Speedy settlement expansion: Israel approves 130 homes in east Jerusalem
JERUSALEM – Jerusalem municipality on Wednesday approved plans for another 130 housing units in Gilo, a settlement neighbourhood in the annexed eastern sector of the Holy City, a city councillor said.
Pepe Alalu of the left-wing Meretz party said the district planning committee had given the green light to a project to build 130 homes in three 12-storey tower blocks on the eastern outskirts of Gilo which lies just a few kilometres (miles) north of Bethlehem.
"An agreement has been reached for construction of 130 apartments in three towers of 12 storeys each," he said, saying it was the second stage of approval meaning construction was likely to begin "in about three years."
The Gilo project received initial approval in November last year, in a move which the Palestinians said was an attempt to further isolate Bethlehem from east Jerusalem.

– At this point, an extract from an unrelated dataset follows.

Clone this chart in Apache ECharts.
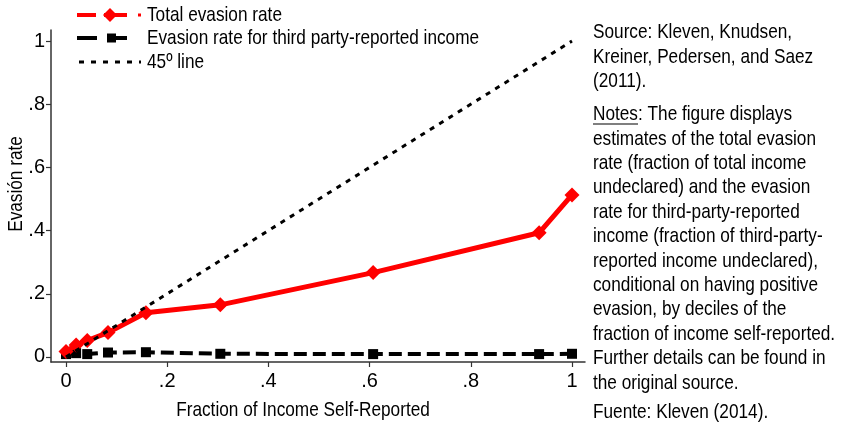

On November 1, Israel's inner cabinet decided to speed up construction of homes for Jews in Arab east Jerusalem and in other nearby settlements to punish the Palestinians for winning membership in the UN cultural agency, UNESCO.
Since then, Israel has issued announcements for 2,057 new homes in Arab east Jerusalem and 1,241 in the West Bank, official figures show.
Israel's settlement building is one of the most intractable disputes of the conflict with the Palestinians and has frequently floored efforts to broker a peaceful solution.
Direct talks broke down in autumn 2010 after Israel failed to extended a temporary freeze on new West Bank construction with the Palestinians refusing to talk unless they renewed it and also extended the ban to east Jerusalem.
More than 310,000 Israelis live in settlements in the occupied West Bank, and the number is constantly growing.
Another 200,000 live in a dozen settlement neighbourhoods in east Jerusalem, which was captured by Israel in 1967 and annexed in a move never recognised internationally.
The international community considers all settlements in territories occupied by Israel since June 1967 to be illegal, whether or not approved by its government.